La única helépolis capaz de superar en altura a la fortaleza del Álcazar de Arriba carmonense y conquistarla, cual maquinaria guerrera, es la noria de la Feria. Desde ayer, y hasta el domingo, una visión privilegiada tienen los vecinos y visitantes que acuden al Real para sentirse conquistadores del paisaje urbano en todo su esplendor. La Feria tiene argumentos para una saga completa de ahí el dicho: "cada uno cuenta la feria según le va en ella". Pues no es mal comienzo subirse a lo más alto y contemplar el atardecer de una silueta que se recorta de pináculos por Levante y de túmulos por Poniente.
Desde lo alto, la calle es un infierno. Abajo, el infierno se tranforma en luz, color, alegría y sueños. La Feria es mágica, sobre todo para los más pequeños y no tan pequeños. Para aquellos, la calle del Infierno es la calle de la Gloria. Para éstos, sean padres, madres, abuelos, abuelas y demás acompañantes, es la calle del Limbo, por lo de la cara que se le pone a uno cuando se da cuenta que la cartera disminuye de manera considerable cada vez que se acerca y repite en las taquillas de los cacharritos.
En el infierno, las brujas siempre tuvieron sitio preferente, sobre todo, para esconderse al paso del tren y propiciar el escobazo correspondiente. Los tiempos cambian, del Carmonilla al cercanías de Guadajoz; del tren Puppo, a la locomotora Manuel & Elisa; de la bruja bruja, al brujo con disfraz de comparsista del Falla... Todo evoluciona, menos la ansiedad infantil que se repite a cada vuelta al entrar en el oscuro túnel. Al final, suena la campana de una estación efímera que nos acerca a la realidad: sólo son tres días.
También desde los alto hay observadores, sean de peluche o sean naturales, por ellos los años parece que no pasan, pero pasan. Epi y Blas nos miran casi de reojo a ver que cara se nos pone cuando le señalamos que el tiro, "el tirito", está a un euro, y de oferta. Las armas se han puesto muy caras, de siempre, desde que se cargan solas. Por el paseo central, el penacho de la palmera compite con la línea de farolillos, casi se dan la mano, como cualquier pareja feriante que, abajo, disfruta del ambiente.

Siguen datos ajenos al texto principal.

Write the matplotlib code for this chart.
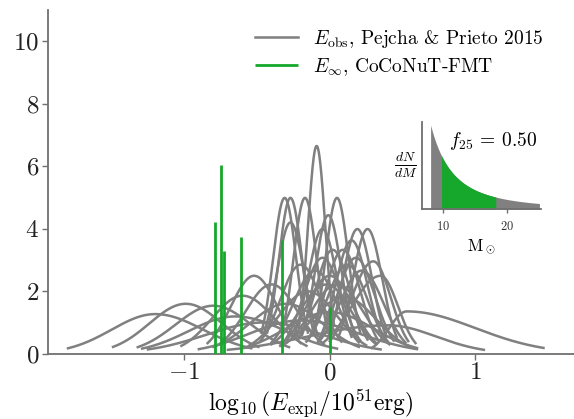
import numpy as np
import matplotlib
matplotlib.use('Agg')
import matplotlib.pyplot as plt

plt.rcParams['font.family'] = ['cmr10', 'DejaVu Serif']
plt.rcParams['mathtext.fontset'] = 'cm'
plt.rcParams['axes.formatter.use_mathtext'] = True

# observed explosion energies (log10 E / 1e51 erg): centre, lower and upper width
obs_center = [-0.09, -0.31, -0.27, -0.17, 0.05, -0.01, -0.27, 0.19, 0.26, 0.15,
              0.09, -0.05, 0.12, -0.20, 0.00, -0.52, 0.22, -0.10, -0.40, 0.05,
              -0.15, -0.60, 0.10, -0.30, -0.80, -0.99, -1.20, 0.53, 0.40, -0.45,
              -0.20, 0.00, -0.65, 0.30, -0.05, 0.35, 0.02, 0.18, -0.02]
obs_sig_lo = [0.06, 0.08, 0.08, 0.08, 0.08, 0.09, 0.095, 0.10, 0.10, 0.11,
              0.12, 0.13, 0.14, 0.14, 0.16, 0.16, 0.15, 0.15, 0.18, 0.18,
              0.20, 0.21, 0.22, 0.25, 0.26, 0.25, 0.30, 0.12, 0.55, 0.40,
              0.35, 0.30, 0.32, 0.15, 0.10, 0.20, 0.12, 0.13, 0.19]
obs_sig_hi = [0.06, 0.08, 0.08, 0.08, 0.08, 0.09, 0.095, 0.10, 0.10, 0.11,
              0.12, 0.13, 0.14, 0.14, 0.16, 0.16, 0.15, 0.15, 0.18, 0.18,
              0.20, 0.22, 0.22, 0.25, 0.26, 0.25, 0.33, 0.47, 0.33, 0.40,
              0.40, 0.30, 0.35, 0.12, 0.10, 0.12, 0.12, 0.13, 0.17]

# CoCoNuT-FMT model energies and their histogram heights
model_x = [-0.79, -0.745, -0.724, -0.608, -0.326, 0.0]
model_h = [4.22, 6.03, 3.27, 3.75, 3.64, 1.49]

# inset IMF
imf_lo, imf_hi = 8, 25
sel_lo, sel_hi = 9.7, 18.2
imf_slope = 2.35
f25 = 0.50

gray = '#808080'
green = '#16a82c'
spine = '#707070'

fig = plt.figure(figsize=(5.74, 4.19), dpi=100)
ax = fig.add_axes([0.083, 0.156, 0.917, 0.820])

for i, (c, sl, sr) in enumerate(zip(obs_center, obs_sig_lo, obs_sig_hi)):
    x = np.linspace(c - 2 * sl, c + 2 * sr, 200)
    s = np.where(x < c, sl, sr)
    y = np.sqrt(2 / np.pi) / (sl + sr) * np.exp(-0.5 * ((x - c) / s) ** 2)
    ax.plot(x, y, color=gray, lw=1.8,
            label=r'$E_{\rm obs}$, Pejcha & Prieto 2015' if i == 0 else None)

ax.vlines(model_x, 0, model_h, color=green, lw=2, zorder=5,
          label=r'$E_\infty$, CoCoNuT-FMT')

ax.set_xlim(-1.94, 1.68)
ax.set_ylim(0, 11)
ax.set_xticks([-1, 0, 1])
ax.set_yticks([0, 2, 4, 6, 8, 10])
ax.set_xlabel(r'$\log_{10}(E_{\rm expl}/10^{51}{\rm erg})$', fontsize=17, labelpad=2)
for side in ['top', 'right']:
    ax.spines[side].set_visible(False)
for side in ['left', 'bottom']:
    ax.spines[side].set_color(spine)
    ax.spines[side].set_linewidth(1.3)
ax.tick_params(direction='out', length=4, width=1, color=spine,
               labelsize=18, labelcolor='#222222', pad=2)

ax.legend(loc='upper left', bbox_to_anchor=(255 / 574, 1 - 28 / 419),
          bbox_transform=fig.transFigure, frameon=False, fontsize=14,
          handlelength=2.2, handletextpad=0.8, borderpad=0, borderaxespad=0,
          labelspacing=0.3)

# inset
ins = fig.add_axes([0.7357, 0.5005, 0.2063, 0.209])
m = np.linspace(imf_lo, imf_hi, 300)
dndm = m ** -imf_slope
ins.fill_between(m, 0, dndm, color=gray, lw=0)
ms = (m >= sel_lo) & (m <= sel_hi)
ins.fill_between(m[ms], 0, dndm[ms], color=green, lw=0)
ins.set_xlim(6.7, 25.2)
ins.set_ylim(0, imf_lo ** -imf_slope * 1.04)
ins.set_xticks([10, 20])
ins.set_yticks([])
for side in ['top', 'right']:
    ins.spines[side].set_visible(False)
for side in ['left', 'bottom']:
    ins.spines[side].set_color(spine)
    ins.spines[side].set_linewidth(1.3)
ins.tick_params(direction='out', length=3, width=1, color=spine,
                labelsize=9, labelcolor='#333333', pad=5)
ins.set_xlabel(r'M$_\odot$', fontsize=12, labelpad=3)
ins.set_ylabel(r'$\frac{dN}{dM}$', fontsize=14, rotation=0, labelpad=12, va='center')
ins.text(0.97, 0.78, r'$f_{25}$ = ' + f'{f25:.2f}', transform=ins.transAxes,
         ha='right', va='center', fontsize=14)

fig.savefig('out.png', dpi=100)
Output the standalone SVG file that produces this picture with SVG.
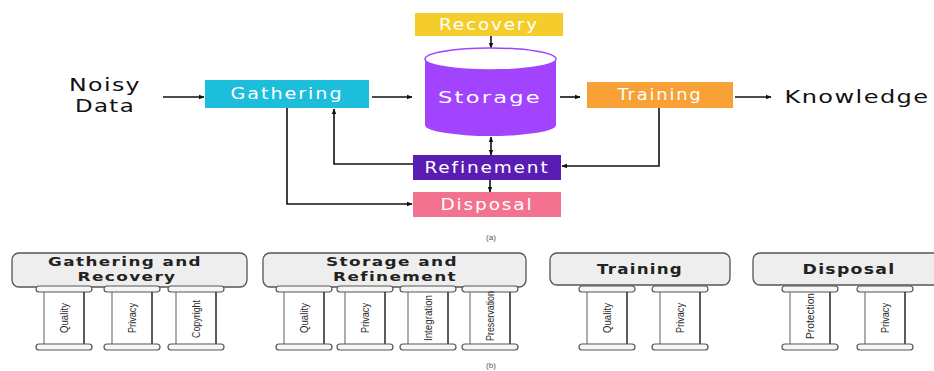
<svg xmlns="http://www.w3.org/2000/svg" xmlns:xlink="http://www.w3.org/1999/xlink" width="934" height="371" viewBox="0 0 934 371">
  <style>
    .lbl { font-family: "DejaVu Sans", "Liberation Sans", sans-serif; fill: #ffffff; font-size: 15px; text-anchor: middle; letter-spacing: 1.5px; }
    .plain { font-family: "DejaVu Sans", "Liberation Sans", sans-serif; fill: #111111; font-size: 17px; text-anchor: middle; letter-spacing: 1px; }
    .edge { fill: none; stroke: #111111; stroke-width: 1.6; }
    .head { fill: #eeeeee; stroke: #555555; stroke-width: 1.3; }
    .htxt { font-family: "DejaVu Sans", "Liberation Sans", sans-serif; font-weight: bold; fill: #222222; font-size: 13.5px; text-anchor: middle; letter-spacing: 1px; }
    .htxt2 { font-family: "DejaVu Sans", "Liberation Sans", sans-serif; font-weight: bold; fill: #222222; font-size: 12px; text-anchor: middle; letter-spacing: 1px; }
    .ptxt { font-family: "Liberation Sans", "DejaVu Sans", sans-serif; fill: #2a2a2a; font-size: 11px; text-anchor: middle; }
    .cap { fill: #f6f6f6; stroke: #555555; stroke-width: 1.2; }
    .shaft-l { stroke: #777777; stroke-width: 1.2; }
    .shaft-r { stroke: #333333; stroke-width: 1.6; }
    .cap-txt { font-family: "Liberation Sans", sans-serif; fill: #555555; font-size: 8px; text-anchor: middle; }
  </style>
  <defs>
    <marker id="arr" viewBox="0 0 10 10" refX="9" refY="5" markerWidth="6" markerHeight="6" orient="auto-start-reverse" markerUnits="userSpaceOnUse">
      <path d="M0,1 L10,5 L0,9 Z" fill="#111111"/>
    </marker>
    <!-- column: top capital, two shaft lines, base -->
    <g id="pillar">
      <rect class="cap" x="-28" y="0" width="56" height="6" rx="3"/>
      <line class="shaft-l" x1="-20" y1="6" x2="-20" y2="58"/>
      <line class="shaft-r" x1="20" y1="6" x2="20" y2="58"/>
      <rect class="cap" x="-28" y="58" width="56" height="6" rx="3"/>
    </g>
  </defs>
  <rect width="934" height="371" fill="#ffffff"/>

  <!-- connectors -->
  <g id="connectors">
    <line class="edge" x1="163" y1="97" x2="204" y2="97" marker-end="url(#arr)"/>
    <line class="edge" x1="372" y1="97" x2="412" y2="97" marker-end="url(#arr)"/>
    <line class="edge" x1="560" y1="97" x2="580" y2="97" marker-end="url(#arr)"/>
    <line class="edge" x1="735" y1="97" x2="771" y2="97" marker-end="url(#arr)"/>
    <line class="edge" x1="491" y1="36" x2="491" y2="48" marker-end="url(#arr)"/>
    <line class="edge" x1="491" y1="137" x2="491" y2="155" marker-start="url(#arr)" marker-end="url(#arr)"/>
    <line class="edge" x1="490" y1="180" x2="490" y2="192" marker-end="url(#arr)"/>
    <polyline class="edge" points="287,108 287,204 412,204" marker-end="url(#arr)"/>
    <polyline class="edge" points="413,164 334,164 334,109" marker-end="url(#arr)"/>
    <polyline class="edge" points="659,108 659,166 562,166" marker-end="url(#arr)"/>
  </g>

  <!-- pipeline nodes -->
  <g id="noisy-data">
    <text class="plain" x="105" y="91" font-size="15.5" textLength="72" lengthAdjust="spacingAndGlyphs">Noisy</text>
    <text class="plain" x="105" y="112" font-size="15.5" textLength="60" lengthAdjust="spacingAndGlyphs">Data</text>
  </g>
  <g id="gathering">
    <rect x="205" y="80" width="164" height="28" fill="#1cbedb"/>
    <text class="lbl" x="287" y="99" textLength="113" lengthAdjust="spacingAndGlyphs">Gathering</text>
  </g>
  <g id="recovery">
    <rect x="415" y="13" width="148" height="23" fill="#f4cd2a"/>
    <text class="lbl" x="489" y="30" textLength="100" lengthAdjust="spacingAndGlyphs">Recovery</text>
  </g>
  <g id="storage">
    <path d="M425,59 L425,125 A65.5,11 0 0 0 556,125 L556,59 Z" fill="#a244fd"/>
    <ellipse cx="490.5" cy="59" rx="65.5" ry="11" fill="#ffffff" stroke="#a244fd" stroke-width="1.5"/>
    <text class="lbl" x="490" y="103" font-size="19" textLength="104" lengthAdjust="spacingAndGlyphs">Storage</text>
  </g>
  <g id="training">
    <rect x="587" y="82" width="146" height="26" fill="#f7a137"/>
    <text class="lbl" x="660" y="100" textLength="85" lengthAdjust="spacingAndGlyphs">Training</text>
  </g>
  <g id="knowledge">
    <text class="plain" x="857" y="103" font-size="18" textLength="145" lengthAdjust="spacingAndGlyphs">Knowledge</text>
  </g>
  <g id="refinement">
    <rect x="413" y="155" width="148" height="25" fill="#5a1db4"/>
    <text class="lbl" x="487" y="173" textLength="125" lengthAdjust="spacingAndGlyphs">Refinement</text>
  </g>
  <g id="disposal">
    <rect x="413" y="192" width="148" height="25" fill="#f27290"/>
    <text class="lbl" x="487" y="210" textLength="93" lengthAdjust="spacingAndGlyphs">Disposal</text>
  </g>
  <text class="cap-txt" x="491" y="240">(a)</text>

  <!-- governance pillars, stage 1 -->
  <g id="gathering-recovery">
    <rect class="head" x="12" y="253" width="235" height="34" rx="7"/>
    <text class="htxt2" x="125" y="266" textLength="154" lengthAdjust="spacingAndGlyphs">Gathering and</text>
    <text class="htxt2" x="127" y="281" textLength="99" lengthAdjust="spacingAndGlyphs">Recovery</text>
  </g>
  <g id="gr-quality"><use href="#pillar" x="64" y="286"/><text class="ptxt" transform="translate(68,318) rotate(-90)" textLength="30" lengthAdjust="spacingAndGlyphs">Quality</text></g>
  <g id="gr-privacy"><use href="#pillar" x="132" y="286"/><text class="ptxt" transform="translate(136,318) rotate(-90)" textLength="30" lengthAdjust="spacingAndGlyphs">Privacy</text></g>
  <g id="gr-copyright"><use href="#pillar" x="196" y="286"/><text class="ptxt" transform="translate(200,319) rotate(-90)" textLength="38" lengthAdjust="spacingAndGlyphs">Copyright</text></g>

  <!-- stage 2 -->
  <g id="storage-refinement">
    <rect class="head" x="263" y="253" width="263" height="34" rx="7"/>
    <text class="htxt2" x="392" y="266" textLength="132" lengthAdjust="spacingAndGlyphs">Storage and</text>
    <text class="htxt2" x="395" y="281" textLength="124" lengthAdjust="spacingAndGlyphs">Refinement</text>
  </g>
  <g id="sr-quality"><use href="#pillar" x="304" y="286"/><text class="ptxt" transform="translate(308,318) rotate(-90)" textLength="30" lengthAdjust="spacingAndGlyphs">Quality</text></g>
  <g id="sr-privacy"><use href="#pillar" x="365" y="286"/><text class="ptxt" transform="translate(369,318) rotate(-90)" textLength="30" lengthAdjust="spacingAndGlyphs">Privacy</text></g>
  <g id="sr-integration"><use href="#pillar" x="428" y="286"/><text class="ptxt" transform="translate(432,318) rotate(-90)" textLength="46" lengthAdjust="spacingAndGlyphs">Integration</text></g>
  <g id="sr-preservation"><use href="#pillar" x="490" y="286"/><text class="ptxt" transform="translate(494,316) rotate(-90)" textLength="50" lengthAdjust="spacingAndGlyphs">Preservation</text></g>

  <!-- stage 3 -->
  <g id="training-stage">
    <rect class="head" x="550" y="253" width="180" height="32" rx="7"/>
    <text class="htxt" x="640" y="274" textLength="86" lengthAdjust="spacingAndGlyphs">Training</text>
  </g>
  <g id="tr-quality"><use href="#pillar" x="607" y="286"/><text class="ptxt" transform="translate(611,318) rotate(-90)" textLength="30" lengthAdjust="spacingAndGlyphs">Quality</text></g>
  <g id="tr-privacy"><use href="#pillar" x="680" y="286"/><text class="ptxt" transform="translate(684,318) rotate(-90)" textLength="30" lengthAdjust="spacingAndGlyphs">Privacy</text></g>

  <!-- stage 4 -->
  <g id="disposal-stage">
    <rect class="head" x="753" y="253" width="200" height="32" rx="7"/>
    <text class="htxt" x="849" y="274" textLength="93" lengthAdjust="spacingAndGlyphs">Disposal</text>
  </g>
  <g id="dp-protection"><use href="#pillar" x="810" y="286"/><text class="ptxt" transform="translate(814,316) rotate(-90)" textLength="46" lengthAdjust="spacingAndGlyphs">Protection</text></g>
  <g id="dp-privacy"><use href="#pillar" x="885" y="286"/><text class="ptxt" transform="translate(889,318) rotate(-90)" textLength="30" lengthAdjust="spacingAndGlyphs">Privacy</text></g>

  <text class="cap-txt" x="491" y="368">(b)</text>
</svg>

La elegancia siempre se hizo presente por el Real. A modo de reliquia de museo sobre ruedas, los carrujes ponen estampa sinigual. Quedan pocos y poco espacio para el lucimiento, pero los presentes adquieren nivel de gran altura, tanto en doma como en chasis. Cocheros como mandan los cánones y viajeros de añejo postín marcan destellos de un pasado cuando la ganadería era motor económico de la comarca y la feria plataforma comercial y de divertimento. Mañana, sábado, toca paseo de caballos. Ahí estaremos. De momento, nos vamos a dar un respiro. Nos vemos en la caseta.